I distinctly remember it the first time. It was autumn in Beaumont, Texas. I was a senior at Forest Park, and it was the first cold (okay, barely cool for the rest of the US) day. The afternoon sun shone through 106 deciduous trees, all of whose leaves I would move to the leaf pile in the next few weeks.
The clarity of the light felt different than all of summer’s bronzy hazes. Decisions about school next fall, whether to continue dating Gwenn, a couple of friends who were pregnant and getting married, the reality that all of my world was about to be scattered to the four winds with as little effort as a dandelion, and the sun somehow lingering low on the horizon with that amazing golden light stole my breath.
My heart raced as if it would not get in all of its beats in my allotted life span. The words of the Psalmist seemed overawing “For what is your life? It is a mist on the lake, burned off by the noonday sun!”
And all of my life was racing by, and I had to sit for a few more minutes and soak it in. I had to see it. I had to listen, breathe deeply so as to smell the leaves, the rain on the wind somewhere almost far away. The phone rang and I didn’t move: a teen not racing to answer a phone, because it would distract me. Anything could distract me from this one, fleeting, insubstantial reality.

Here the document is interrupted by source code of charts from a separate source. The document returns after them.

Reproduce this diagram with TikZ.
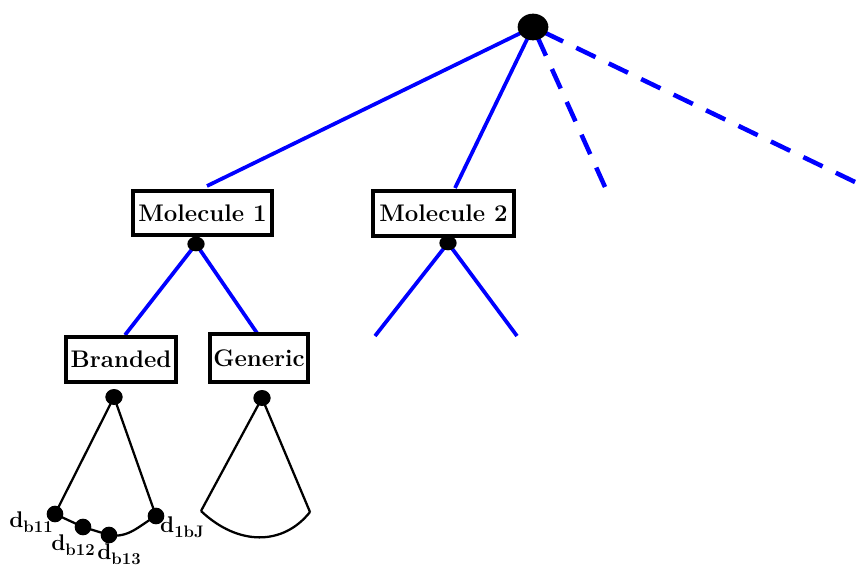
\documentclass[tikz,border=0pt]{standalone}
\usepackage{fontspec}
\usetikzlibrary{shapes.geometric}
\newcommand{\dlab}[1]{{\bfseries d\raisebox{-0.5ex}{\fontsize{12.5}{14}\selectfont #1}}}
\begin{document}
\begin{tikzpicture}[x=0.75pt,y=-0.75pt,
  box/.style={draw=black,line width=2.5pt,fill=white,inner sep=0pt,font=\fontsize{18}{20}\selectfont\bfseries},
  dot/.style={ellipse,fill=black,draw=none,inner sep=0pt},
  blueline/.style={blue,line width=2.8pt},
  bluedash/.style={blue,line width=3.4pt,dash pattern=on 16pt off 11pt},
  blk/.style={black,line width=1.7pt},
  lab/.style={inner sep=0pt,font=\fontsize{17}{19}\selectfont}]
\useasboundingbox (0,0) rectangle (866,566);
% coordinates
\coordinate (r) at (533,27);
\coordinate (d1) at (196,244);
\coordinate (d2) at (448,243);
\coordinate (db) at (114,397);
\coordinate (dg) at (262,398);
\coordinate (e1) at (605,187);
\coordinate (e2) at (855,182);
\coordinate (m1t) at (207,186);
\coordinate (m2t) at (455,188);
\coordinate (bt) at (125,335);
\coordinate (gt) at (257,333);
\coordinate (c1) at (375,336);
\coordinate (c2) at (517,336);
\coordinate (gl) at (201,511);
\coordinate (gr) at (310,512);
\coordinate (n1) at (55,514);
\coordinate (n2) at (83,527);
\coordinate (n3) at (109,535);
\coordinate (n4) at (156,516);
% blue connectors
\draw[blueline] (r) -- (m1t);
\draw[blueline] (r) -- (m2t);
\draw[bluedash] (e1) -- (r);
\draw[bluedash] (e2) -- (r);
\draw[blueline] (d1) -- (bt);
\draw[blueline] (d1) -- (gt);
\draw[blueline] (d2) -- (c1);
\draw[blueline] (d2) -- (c2);
% black connectors
\draw[blk] (db) -- (n1);
\draw[blk] (db) -- (n4);
\draw[blk] (n1) -- (n2) -- (n3) to[out=-10,in=-150] (n4);
\draw[blk] (dg) -- (gl);
\draw[blk] (dg) -- (gr);
\draw[blk] (gl) .. controls (238,546) and (283,546) .. (gr);
% boxes
\node[box,minimum width=104.25pt,minimum height=33pt] (m1) at (202.5,213) {Molecule 1};
\node[box,minimum width=105.75pt,minimum height=33.75pt] (m2) at (443.5,213.5) {Molecule 2};
\node[box,minimum width=82.5pt,minimum height=33.75pt] (br) at (121,359.5) {Branded};
\node[box,minimum width=73.5pt,minimum height=36pt] (ge) at (259,358) {Generic};
% dots
\node[dot,minimum width=23pt,minimum height=20pt] (root) at (r) {};
\node[dot,minimum width=13pt,minimum height=11pt] (p1) at (d1) {};
\node[dot,minimum width=13pt,minimum height=11pt] (p2) at (d2) {};
\node[dot,minimum width=13pt,minimum height=12pt] (pb) at (db) {};
\node[dot,minimum width=13pt,minimum height=12pt] (pg) at (dg) {};
\node[dot,minimum width=12.5pt,minimum height=12.5pt] (q1) at (n1) {};
\node[dot,minimum width=12.5pt,minimum height=12.5pt] (q2) at (n2) {};
\node[dot,minimum width=12.5pt,minimum height=12.5pt] (q3) at (n3) {};
\node[dot,minimum width=12.5pt,minimum height=12.5pt] (q4) at (n4) {};
% labels
\node[lab] (l1) at (31,522) {\dlab{b11}};
\node[lab] (l2) at (73,545) {\dlab{b12}};
\node[lab] (l3) at (119,554) {\dlab{b13}};
\node[lab] (l4) at (182,527) {\dlab{1bJ}};
\end{tikzpicture}
\end{document}
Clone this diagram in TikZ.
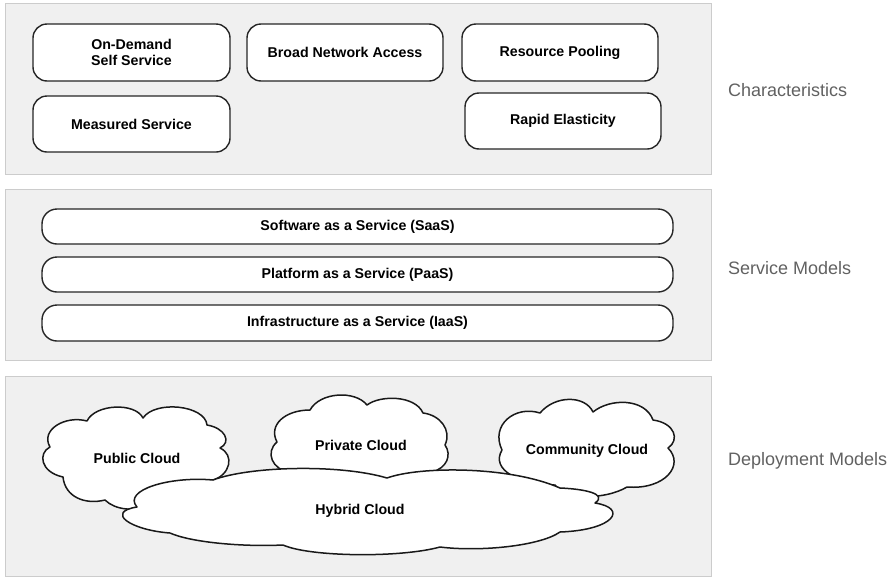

Life is fleeting, and that somehow makes every second more expensive, every decision more important, every inaction somehow more incomprehensible.
Now I know. It is the days when night steals in sooner, unbidden as if it must do its work of undoing spring’s new greens in darkness that take a little longer. Those days still catch my heart in my throat, and blur the feeling that was so young now so much older and yet still the same.
Life is fleeting, and that extorts every second as expensive, every decision as less regrettable than indecision, and inaction as a common excuse and curse.
Oh, and the light is still clearer, more piercing, beautiful, and unbidden shining into my quaking heart. Precious. Golden.